_Directive_
Omit pictures and quote the listing below line by line, from its start through the line that holds "-529, 33, -48]".

==============================

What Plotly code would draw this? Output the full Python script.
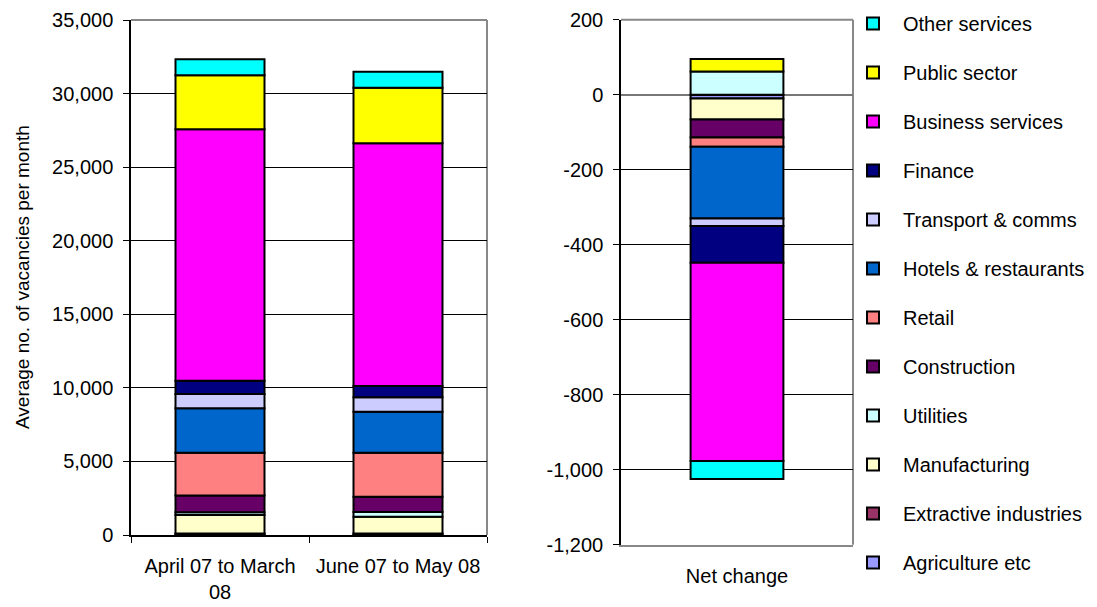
import plotly.graph_objects as go

# Sectors in stacking order (bottom to top)
sectors = ["Agriculture etc", "Extractive industries", "Manufacturing", "Utilities",
           "Construction", "Retail", "Hotels & restaurants", "Transport & comms",
           "Finance", "Business services", "Public sector", "Other services"]
colors = ["#9999FF", "#993366", "#FFFFCC", "#CCFFFF", "#660066", "#FF8080",
          "#0066CC", "#CCCCFF", "#000080", "#FF00FF", "#FFFF00", "#00FFFF"]

periods = ["April 07 to March<br>08", "June 07 to May 08"]
period1 = [40, 60, 1260, 180, 1150, 2900, 3020, 970, 900, 17100, 3670, 1090]
period2 = [40, 60, 1140, 320, 1040, 2990, 2790, 980, 770, 16490, 3780, 1090]

net_label = ["Net change"]
net_change = [-10, 0, -56, 62, -48, -25, -191, -20, -98, -529, 33, -48]

left_tickvals = [0, 5000, 10000, 15000, 20000, 25000, 30000, 35000]
left_ticktext = ["0", "5,000", "10,000", "15,000", "20,000", "25,000", "30,000", "35,000"]
right_tickvals = [-1200, -1000, -800, -600, -400, -200, 0, 200]
right_ticktext = ["-1,200", "-1,000", "-800", "-600", "-400", "-200", "0", "200"]

FONT = "Liberation Sans, Arial, sans-serif"
W, H = 1097, 607
n = len(sectors)

fig = go.Figure()
for i, s in enumerate(sectors):
    fig.add_trace(go.Bar(
        x=periods, y=[period1[i], period2[i]], name=s, legendgroup=s,
        legendrank=1000 - i,
        marker=dict(color=colors[i], line=dict(color="#000000", width=2)),
        width=0.5, xaxis="x", yaxis="y", showlegend=True))
for i, s in enumerate(sectors):
    fig.add_trace(go.Bar(
        x=net_label, y=[net_change[i]], name=s, legendgroup=s,
        legendrank=1000 - i,
        marker=dict(color=colors[i], line=dict(color="#000000", width=2)),
        width=0.4, xaxis="x2", yaxis="y2", showlegend=False))

def px_x(p):
    return p / W

def px_y(p):
    return (H - p) / H

tickfont = dict(family=FONT, size=20, color="#000")

fig.update_layout(
    width=W, height=H, barmode="relative",
    paper_bgcolor="white", plot_bgcolor="white",
    margin=dict(l=0, r=0, t=0, b=0),
    font=dict(family=FONT, size=20, color="#000"),
    xaxis=dict(domain=[px_x(131), px_x(487)], anchor="y", tickson="boundaries",
               ticks="outside", ticklen=6, tickcolor="#000", showline=True,
               linecolor="#000", linewidth=1.5, tickfont=tickfont, ticklabelstandoff=12,
               showgrid=False, automargin=False),
    yaxis=dict(domain=[px_y(535), px_y(20)], anchor="x", range=[0, 35000],
               tickmode="array", tickvals=left_tickvals, ticktext=left_ticktext,
               ticks="outside", ticklen=6, tickcolor="#000", showline=True,
               linecolor="#000", linewidth=1.5, tickfont=tickfont, ticklabelstandoff=6,
               showgrid=True, gridcolor="#000", gridwidth=1,
               zeroline=False, automargin=False),
    xaxis2=dict(domain=[px_x(621), px_x(853)], anchor="y2", tickson="boundaries",
                showgrid=False, automargin=False, ticks="", showline=True,
                linecolor="#888", linewidth=2, tickfont=tickfont, ticklabelstandoff=12),
    yaxis2=dict(domain=[px_y(544.7), px_y(19.7)], anchor="x2", range=[-1200, 200],
                tickmode="array", tickvals=right_tickvals, ticktext=right_ticktext,
                ticks="outside", ticklen=6, tickcolor="#000", showline=True,
                linecolor="#000", linewidth=1.5, tickfont=tickfont, ticklabelstandoff=6,
                showgrid=True, gridcolor="#000", gridwidth=1,
                zeroline=True, zerolinecolor="#777", zerolinewidth=2,
                automargin=False),
    legend=dict(x=px_x(843), y=px_y(4), xanchor="left", yanchor="top",
                traceorder="grouped", tracegroupgap=20, itemwidth=50,
                font=dict(family=FONT, size=20, color="#000"),
                bgcolor="rgba(0,0,0,0)"),
    showlegend=True,
)

# gray plot-area frame on top and right of each chart
for xr, yr in [("x domain", "y domain"), ("x2 domain", "y2 domain")]:
    fig.add_shape(type="line", xref=xr, yref=yr, x0=0, x1=1, y0=1, y1=1,
                  line=dict(color="#888", width=2), layer="below")
    fig.add_shape(type="line", xref=xr, yref=yr, x0=1, x1=1, y0=0, y1=1,
                  line=dict(color="#888", width=2), layer="below")

fig.add_annotation(text="Average no. of vacancies per month", textangle=-90,
                   xref="paper", yref="paper", x=px_x(22), y=px_y(277),
                   xanchor="center", yanchor="middle",
                   showarrow=False, font=dict(family=FONT, size=19, color="#000"))

fig.write_html("out.html")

==============================

_Full solution_
What Plotly code would draw this? Output the full Python script.
import plotly.graph_objects as go

# Sectors in stacking order (bottom to top)
sectors = ["Agriculture etc", "Extractive industries", "Manufacturing", "Utilities",
           "Construction", "Retail", "Hotels & restaurants", "Transport & comms",
           "Finance", "Business services", "Public sector", "Other services"]
colors = ["#9999FF", "#993366", "#FFFFCC", "#CCFFFF", "#660066", "#FF8080",
          "#0066CC", "#CCCCFF", "#000080", "#FF00FF", "#FFFF00", "#00FFFF"]

periods = ["April 07 to March<br>08", "June 07 to May 08"]
period1 = [40, 60, 1260, 180, 1150, 2900, 3020, 970, 900, 17100, 3670, 1090]
period2 = [40, 60, 1140, 320, 1040, 2990, 2790, 980, 770, 16490, 3780, 1090]

net_label = ["Net change"]
net_change = [-10, 0, -56, 62, -48, -25, -191, -20, -98, -529, 33, -48]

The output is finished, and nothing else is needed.